Inception is back for a 10th anniversary cinema re-release, acting as a tempting teaser to the release of “Tenet” from acclaimed director Christopher Nolan.
Provided you enjoy well made thoughtful films, with a generous mix of Sci-fi and Thriller genres, just go watch it on the big screen now.
Want to know more, keep reading….
Leonardo DiCaprio, plays “Cobb” an expert thief within peoples dreams.
Sounds weird? Then add another seemingly impossible step, deliberately planting a thought in someones subconscious, causing them to act on their “own” idea, the Inception of the title.
Audiences need to concentrate, the film assumes a Matrix style awareness of an alternate world as a starting point. At one point three, four or maybe even five steps removed from the reality in which the film commences.

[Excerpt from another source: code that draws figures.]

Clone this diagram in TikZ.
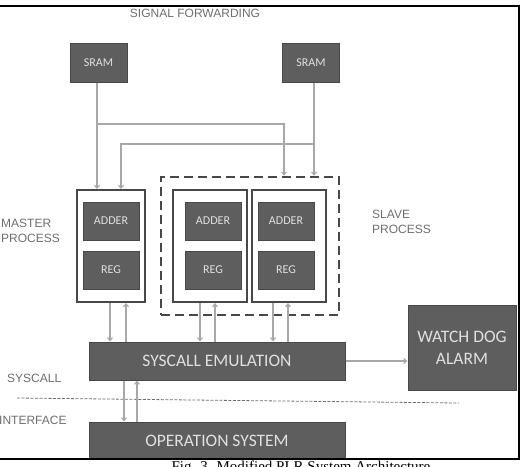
\documentclass[tikz,border=0pt]{standalone}
\usepackage{fontspec}
\setmainfont{Liberation Sans}
\newfontfamily\boxfont{Carlito}
\newfontfamily\capfont{Liberation Serif}
\usetikzlibrary{arrows.meta}
\definecolor{blockgray}{HTML}{5E5E5E}
\definecolor{blockedge}{HTML}{484848}
\definecolor{wiregray}{HTML}{A8A8A8}
\definecolor{labelgray}{HTML}{6E6E6E}

\begin{document}
\begin{tikzpicture}[x=1pt,y=-1pt,
  block/.style={draw=blockedge,line width=1pt,fill=blockgray,text=white!88!black,
    font=\boxfont\fontsize{12}{14}\selectfont,inner sep=0pt,minimum width=56pt,minimum height=38pt},
  bigblock/.style={block,font=\boxfont\fontsize{17.5}{22}\selectfont,align=center},
  unit/.style={draw=blockedge,line width=2pt,fill=white,inner sep=0pt,minimum width=74pt,minimum height=112pt},
  wire/.style={draw=wiregray,line width=1.1pt,-{Straight Barb[length=3pt,width=5pt]}},
  side/.style={text=labelgray,font=\fontsize{12}{15}\selectfont,align=left,inner sep=0pt}]
  \useasboundingbox (0,0) rectangle (526,466);

  \node[side] (sigfwd) at (195,13) {SIGNAL FORWARDING};
  \node[block,minimum width=57pt,minimum height=39pt] (sramL) at (98.5,62.5) {SRAM};
  \node[block,minimum width=57pt,minimum height=39pt] (sramR) at (311,62.5) {SRAM};

  \node[draw=blockedge,line width=2.5pt,dash pattern=on 9pt off 5pt,minimum width=178pt,minimum height=138pt] (slaves) at (250,246) {};
  \node[unit,minimum width=68pt] (master) at (111,246) {};
  \node[unit] (slave1) at (210,246) {};
  \node[unit] (slave2) at (289,246) {};
  \node[block] (addM) at (111,221) {ADDER};
  \node[block] (regM) at (111,270) {REG};
  \node[block] (addS1) at (213,221) {ADDER};
  \node[block] (regS1) at (213,270) {REG};
  \node[block] (addS2) at (286,221) {ADDER};
  \node[block] (regS2) at (286,270) {REG};

  \node[side,anchor=west] (masterlbl) at (1,230.5) {MASTER\\PROCESS};
  \node[side,anchor=west] (slavelbl) at (372,222) {SLAVE\\PROCESS};

  \node[bigblock,minimum width=256pt,minimum height=38pt] (sys) at (217,361) {SYSCALL EMULATION};
  \node[bigblock,minimum width=256pt,minimum height=37pt] (os) at (217,440.5) {OPERATION SYSTEM};
  \node[bigblock,minimum width=108pt,minimum height=85pt] (wd) at (462,347.5) {WATCH DOG\\ALARM};

  \node[side,anchor=west] (syslbl) at (7,378) {SYSCALL};
  \node[side,anchor=west] (iflbl) at (-1,420) {INTERFACE};
  \draw[labelgray,line width=0.8pt,dash pattern=on 3pt off 1.5pt] (17,398) -- (459,403);

  \coordinate (jL) at (97,124);
  \coordinate (jR) at (314,144);
  \draw[wire] (jL |- sramL.south) -- (jL |- master.north);
  \draw[wire] (jL) -| ([xshift=34pt]slaves.north);
  \draw[wire] (jR |- sramR.south) -- (jR |- slaves.north);
  \draw[wire] (jR) -| ([xshift=10pt]master.north);

  \draw[wire] ([xshift=-1pt]master.south) -- ([xshift=-1pt]master.south |- sys.north);
  \draw[wire] ([xshift=15pt]master.south |- sys.north) -- ([xshift=15pt]master.south);
  \draw[wire] ([xshift=-10pt]slave1.south) -- ([xshift=-10pt]slave1.south |- sys.north);
  \draw[wire] ([xshift=5pt]slave1.south |- sys.north) -- ([xshift=5pt]slave1.south);
  \draw[wire] ([xshift=-16pt]slave2.south) -- ([xshift=-16pt]slave2.south |- sys.north);
  \draw[wire] ([xshift=-1pt]slave2.south |- sys.north) -- ([xshift=-1pt]slave2.south);
  \draw[wire] ([xshift=-93pt]sys.south) -- ([xshift=-93pt]sys.south |- os.north);
  \draw[wire] ([xshift=-80pt]sys.south |- os.north) -- ([xshift=-80pt]sys.south);
  \draw[wire] (sys.east) -- (sys.east -| wd.west);

  \draw[line width=1.6pt] (-5,6) rectangle (519,459);
  \node[font=\capfont\fontsize{15}{17}\selectfont,anchor=base] (caption) at (301,471) {Fig. 3. Modified PLR System Architecture};
\end{tikzpicture}
\end{document}
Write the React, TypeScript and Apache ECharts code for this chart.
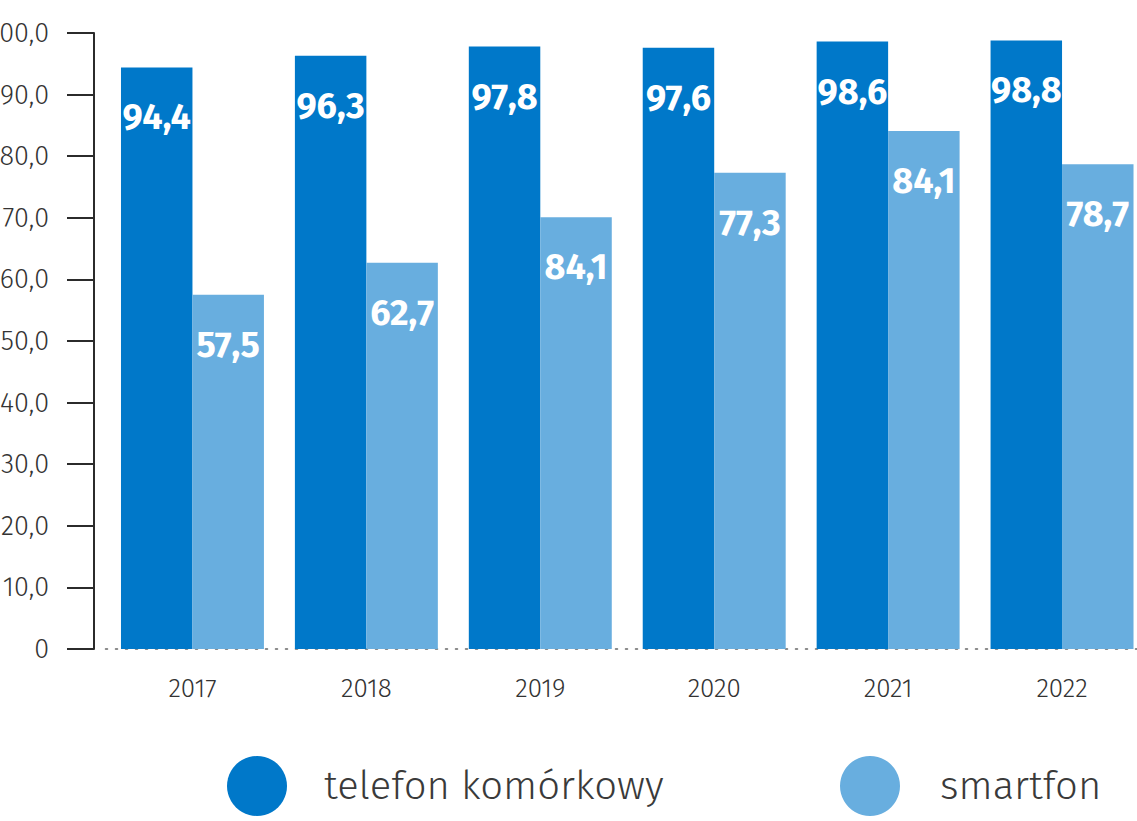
import React, { useEffect, useRef } from "react";
import * as echarts from "echarts";

const years = ["2017", "2018", "2019", "2020", "2021", "2022"];
const telefon = [94.4, 96.3, 97.8, 97.6, 98.6, 98.8];
// bar heights as drawn in the reference
const smartfon = [57.5, 62.7, 70.1, 77.3, 84.1, 78.7];
// labels as printed in the reference
const smartfonLabels = ["57,5", "62,7", "84,1", "77,3", "84,1", "78,7"];
const yTicks = [0, 10, 20, 30, 40, 50, 60, 70, 80, 90, 100];

const DARK = "#0078C9";
const LIGHT = "#68AEDF";
const FONT = "'Fira Sans', 'Open Sans', 'Noto Sans', sans-serif";

const fmt = (v: number) => (v === 0 ? "0" : v.toFixed(1).replace(".", ","));

export default function App() {
  const ref = useRef<HTMLDivElement>(null);
  useEffect(() => {
    if (!ref.current) return;
    const chart = echarts.init(ref.current, null, { renderer: "svg" });
    const barLabel = {
      show: true,
      position: "insideTop" as const,
      distance: 32,
      color: "#ffffff",
      fontFamily: FONT,
      fontWeight: "bold" as const,
      fontSize: 36,
      lineHeight: 36,
    };
    const legendText = { fontFamily: FONT, fontSize: 40, fontWeight: 300, color: "#3a3a3a" };
    chart.setOption({
      animation: false,
      backgroundColor: "#ffffff",
      grid: { left: 105.5, right: -12, top: 33, bottom: 172, outerBoundsMode: "none", containLabel: false },
      legend: [
        {
          data: ["telefon komórkowy"],
          left: 227,
          top: 756,
          padding: 0,
          icon: "circle",
          itemWidth: 60,
          itemHeight: 60,
          textStyle: { ...legendText, padding: [0, 0, 0, 32] },
          selectedMode: false,
        },
        {
          data: ["smartfon"],
          left: 840,
          top: 756,
          padding: 0,
          icon: "circle",
          itemWidth: 60,
          itemHeight: 60,
          textStyle: { ...legendText, padding: [0, 0, 0, 35] },
          selectedMode: false,
        },
      ],
      xAxis: {
        type: "category",
        data: years,
        axisLine: { show: true, lineStyle: { color: "#666", width: 1.5, type: [2, 8] } },
        axisTick: { show: false },
        axisLabel: { color: "#333", fontFamily: FONT, fontWeight: 300, fontSize: 26, margin: 26 },
      },
      yAxis: {
        type: "value",
        min: yTicks[0],
        max: yTicks[yTicks.length - 1],
        interval: 10,
        offset: 11.5,
        axisLine: { show: true, lineStyle: { color: "#2b2b2b", width: 2 } },
        axisTick: { show: true, length: 27, lineStyle: { color: "#2b2b2b", width: 2 } },
        splitLine: { show: false },
        axisLabel: { color: "#333", fontFamily: FONT, fontWeight: 300, fontSize: 27, margin: 45, formatter: fmt },
      },
      series: [
        {
          name: "telefon komórkowy",
          type: "bar",
          data: telefon,
          itemStyle: { color: DARK },
          barGap: "0%",
          barCategoryGap: "17.8%",
          label: { ...barLabel, formatter: (p: any) => fmt(p.value) },
        },
        {
          name: "smartfon",
          type: "bar",
          data: smartfon,
          itemStyle: { color: LIGHT },
          barGap: "0%",
          barCategoryGap: "17.8%",
          label: { ...barLabel, formatter: (p: any) => smartfonLabels[p.dataIndex] },
        },
      ],
    });
    return () => chart.dispose();
  }, []);
  return (
    <div
      ref={ref}
      style={{ position: "absolute", left: 0, top: 0, width: 1137, height: 821 }}
    />
  );
}
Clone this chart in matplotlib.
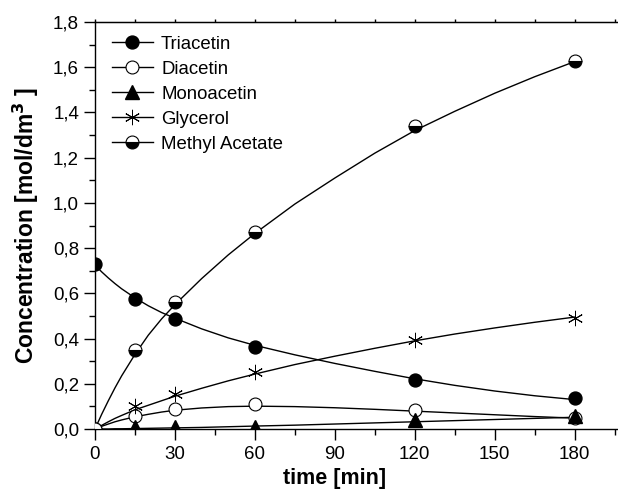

Just when you think this cannot go deeper without your head exploding, Nolan manages to go further. Amazingly and most satisfyingly, still managing to bring you back safely. Finishing with a rewarding ending, where a spinning top has never held such significance.
The world around the characters, bends, turns and morphs as dreams change shape. Notably a sequence in “France” with streets twisting on themselves as cafes explode in slow motion, with fight scenes in zero gravity inside revolving rooms.
Cobb’s “Dream team”, if you will, “Arthur” (Joseph Gordon-Levitt), Ariadne (Ellen Page), Eames (Tom Hardy), Ysuf (Dileep Rao) are employed by Saito (Ken Watanabe) to influence businessman Fischer (Cillian Murphy), in the direction his company will take in the future.
This is achieved by entering Fischer’s induced dreams during a ten hour flight and interacting with him, within an architectural landscape of the teams invention.
Time slows down in dreams, ten minutes in real life, three hours in a dream, three days in the dream within a dream until ten minutes might be thirty years in level five. Of course if it goes wrong, you may never make it back.
Complicating matters further, Cobb has issues of his own. His wife Mal (Marion Cotillard) and children are ultimately at stake in a high risk game the team have no idea they are playing.
Once in the dream, the team are destined to fight against Fischer’s subconscious defenses represented by an endless supply of “bad guys”, with the tension on several layers of dreams slowly ratcheted up to impossible limits.
The acting is first rate with the direction, sets and style all glorious to watch, with DiCaprio bringing much needed warmth and humanity to what could have been a sterile character.
The action is brilliantly staged, combining blockbuster “James Bond” style thrills and set pieces, within a story much like a Babushka Russian Doll, each opening to reveal another inside and so on, until the truth, if there is such a thing, is revealed.
Downsides are difficult to find, a movie demanding audiences come along for the ride, repaying the attention you are prepared to invest.
Nolan remains the “go to” director for intelligent, thought provoking but hugely entertaining blockbusters.
Arguably the most talented and inventive director working today and despite being ten years old, this is outstanding film-making on every level.